>>>>>
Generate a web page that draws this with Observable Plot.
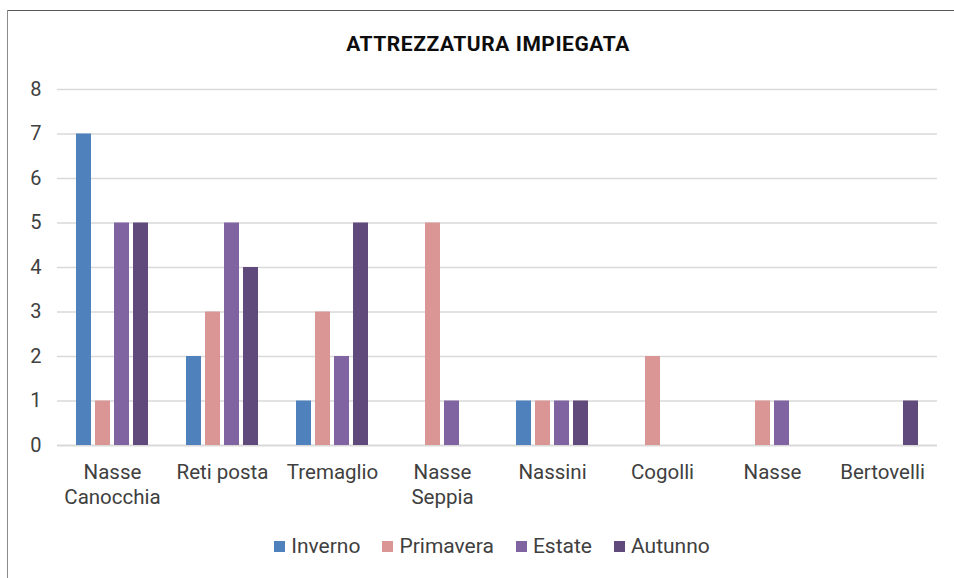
<!DOCTYPE html>
<html>
<head>
<meta charset="utf-8">
<script src="https://cdn.jsdelivr.net/npm/d3@7"></script>
<script src="https://cdn.jsdelivr.net/npm/@observablehq/plot@0.6"></script>
<style>
  body { margin: 0; background: #fff; font-family: Roboto, "Noto Sans", sans-serif; }
  #wrap { position: relative; width: 954px; height: 578px; overflow: hidden; background: #fff; }
  #borderTop { position: absolute; left: 7px; top: 10px; width: 960px; height: 0; border-top: 1.5px solid #595959; }
  #borderLeft { position: absolute; left: 7px; top: 10px; width: 0; height: 580px; border-left: 1.5px solid #8c8c8c; }
  #title { position: absolute; left: 0; width: 976px; top: 32px; text-align: center; font-weight: bold; font-size: 21px; letter-spacing: 0.55px; color: #0d0d0d; }
  #chart { position: absolute; left: 0; top: 60px; }
  #legend { position: absolute; left: 0; width: 984px; top: 534px; display: flex; justify-content: center; gap: 22px; font-size: 21px; color: #404040; }
  .item { display: flex; align-items: center; gap: 6px; }
  .sw { width: 11px; height: 11px; display: inline-block; }
</style>
</head>
<body>
<div id="wrap">
  <div id="borderTop"></div>
  <div id="borderLeft"></div>
  <div id="title">ATTREZZATURA IMPIEGATA</div>
  <div id="chart"></div>
  <div id="legend"></div>
</div>
<script>
const categories = ["Nasse Canocchia", "Reti posta", "Tremaglio", "Nasse Seppia", "Nassini", "Cogolli", "Nasse", "Bertovelli"];
const categoryLabels = ["Nasse\nCanocchia", "Reti posta", "Tremaglio", "Nasse\nSeppia", "Nassini", "Cogolli", "Nasse", "Bertovelli"];
const seasons = ["Inverno", "Primavera", "Estate", "Autunno"];
const inverno   = [7, 2, 1, 0, 1, 0, 0, 0];
const primavera = [1, 3, 3, 5, 1, 2, 1, 0];
const estate    = [5, 5, 2, 1, 1, 0, 1, 0];
const autunno   = [5, 4, 5, 0, 1, 0, 0, 1];
const seasonColors = ["#4F81BD", "#D99694", "#8064A2", "#604A7B"];
const yTicks = [0, 1, 2, 3, 4, 5, 6, 7, 8];

const series = [inverno, primavera, estate, autunno];
const data = [];
categories.forEach((c, i) => {
  seasons.forEach((s, j) => data.push({category: c, season: s, value: series[j][i]}));
});
const labelOf = new Map(categories.map((c, i) => [c, categoryLabels[i]]));

const chart = Plot.plot({
  width: 954,
  height: 460,
  marginLeft: 55,
  marginRight: 16,
  marginTop: 29,
  marginBottom: 75,
  style: {fontFamily: "Roboto, sans-serif", fontSize: "20px", color: "#404040", background: "transparent"},
  fx: {domain: categories, paddingInner: 0, paddingOuter: 0},
  x: {domain: seasons, paddingInner: 0.2, paddingOuter: 0.856, axis: null},
  y: {domain: [0, 8]},
  color: {domain: seasons, range: seasonColors},
  marks: [
    Plot.ruleY(yTicks.filter(d => d > 0), {stroke: "#d9d9d9", strokeWidth: 1.5}),
    Plot.ruleY([0], {stroke: "#d9d9d9", strokeWidth: 2}),
    Plot.barY(data, {fx: "category", x: "season", y: "value", fill: "season"}),
    Plot.axisY({ticks: yTicks, tickSize: 0, tickPadding: 16, fontSize: 20, fill: "#404040", tickFormat: d => String(d), label: null}),
    Plot.axisFx({anchor: "bottom", tickSize: 0, tickPadding: 15, fontSize: 20.5, fill: "#404040", lineHeight: 1.25, tickFormat: d => labelOf.get(d), label: null})
  ]
});
document.getElementById("chart").appendChild(chart);

const legend = document.getElementById("legend");
seasons.forEach((s, i) => {
  const item = document.createElement("div");
  item.className = "item";
  const sw = document.createElement("span");
  sw.className = "sw";
  sw.style.background = seasonColors[i];
  const t = document.createElement("span");
  t.textContent = s;
  item.appendChild(sw);
  item.appendChild(t);
  legend.appendChild(item);
});
</script>
</body>
</html>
<<<<<
◆ REQUIREMENT
Quote the listing above in full, except for the pictures.

◆ RESULT
Generate a web page that draws this with Observable Plot.
<!DOCTYPE html>
<html>
<head>
<meta charset="utf-8">
<script src="https://cdn.jsdelivr.net/npm/d3@7"></script>
<script src="https://cdn.jsdelivr.net/npm/@observablehq/plot@0.6"></script>
<style>
  body { margin: 0; background: #fff; font-family: Roboto, "Noto Sans", sans-serif; }
  #wrap { position: relative; width: 954px; height: 578px; overflow: hidden; background: #fff; }
  #borderTop { position: absolute; left: 7px; top: 10px; width: 960px; height: 0; border-top: 1.5px solid #595959; }
  #borderLeft { position: absolute; left: 7px; top: 10px; width: 0; height: 580px; border-left: 1.5px solid #8c8c8c; }
  #title { position: absolute; left: 0; width: 976px; top: 32px; text-align: center; font-weight: bold; font-size: 21px; letter-spacing: 0.55px; color: #0d0d0d; }
  #chart { position: absolute; left: 0; top: 60px; }
  #legend { position: absolute; left: 0; width: 984px; top: 534px; display: flex; justify-content: center; gap: 22px; font-size: 21px; color: #404040; }
  .item { display: flex; align-items: center; gap: 6px; }
  .sw { width: 11px; height: 11px; display: inline-block; }
</style>
</head>
<body>
<div id="wrap">
  <div id="borderTop"></div>
  <div id="borderLeft"></div>
  <div id="title">ATTREZZATURA IMPIEGATA</div>
  <div id="chart"></div>
  <div id="legend"></div>
</div>
<script>
const categories = ["Nasse Canocchia", "Reti posta", "Tremaglio", "Nasse Seppia", "Nassini", "Cogolli", "Nasse", "Bertovelli"];
const categoryLabels = ["Nasse\nCanocchia", "Reti posta", "Tremaglio", "Nasse\nSeppia", "Nassini", "Cogolli", "Nasse", "Bertovelli"];
const seasons = ["Inverno", "Primavera", "Estate", "Autunno"];
const inverno   = [7, 2, 1, 0, 1, 0, 0, 0];
const primavera = [1, 3, 3, 5, 1, 2, 1, 0];
const estate    = [5, 5, 2, 1, 1, 0, 1, 0];
const autunno   = [5, 4, 5, 0, 1, 0, 0, 1];
const seasonColors = ["#4F81BD", "#D99694", "#8064A2", "#604A7B"];
const yTicks = [0, 1, 2, 3, 4, 5, 6, 7, 8];

const series = [inverno, primavera, estate, autunno];
const data = [];
categories.forEach((c, i) => {
  seasons.forEach((s, j) => data.push({category: c, season: s, value: series[j][i]}));
});
const labelOf = new Map(categories.map((c, i) => [c, categoryLabels[i]]));

const chart = Plot.plot({
  width: 954,
  height: 460,
  marginLeft: 55,
  marginRight: 16,
  marginTop: 29,
  marginBottom: 75,
  style: {fontFamily: "Roboto, sans-serif", fontSize: "20px", color: "#404040", background: "transparent"},
  fx: {domain: categories, paddingInner: 0, paddingOuter: 0},
  x: {domain: seasons, paddingInner: 0.2, paddingOuter: 0.856, axis: null},
  y: {domain: [0, 8]},
  color: {domain: seasons, range: seasonColors},
  marks: [
    Plot.ruleY(yTicks.filter(d => d > 0), {stroke: "#d9d9d9", strokeWidth: 1.5}),
    Plot.ruleY([0], {stroke: "#d9d9d9", strokeWidth: 2}),
    Plot.barY(data, {fx: "category", x: "season", y: "value", fill: "season"}),
    Plot.axisY({ticks: yTicks, tickSize: 0, tickPadding: 16, fontSize: 20, fill: "#404040", tickFormat: d => String(d), label: null}),
    Plot.axisFx({anchor: "bottom", tickSize: 0, tickPadding: 15, fontSize: 20.5, fill: "#404040", lineHeight: 1.25, tickFormat: d => labelOf.get(d), label: null})
  ]
});
document.getElementById("chart").appendChild(chart);

const legend = document.getElementById("legend");
seasons.forEach((s, i) => {
  const item = document.createElement("div");
  item.className = "item";
  const sw = document.createElement("span");
  sw.className = "sw";
  sw.style.background = seasonColors[i];
  const t = document.createElement("span");
  t.textContent = s;
  item.appendChild(sw);
  item.appendChild(t);
  legend.appendChild(item);
});
</script>
</body>
</html>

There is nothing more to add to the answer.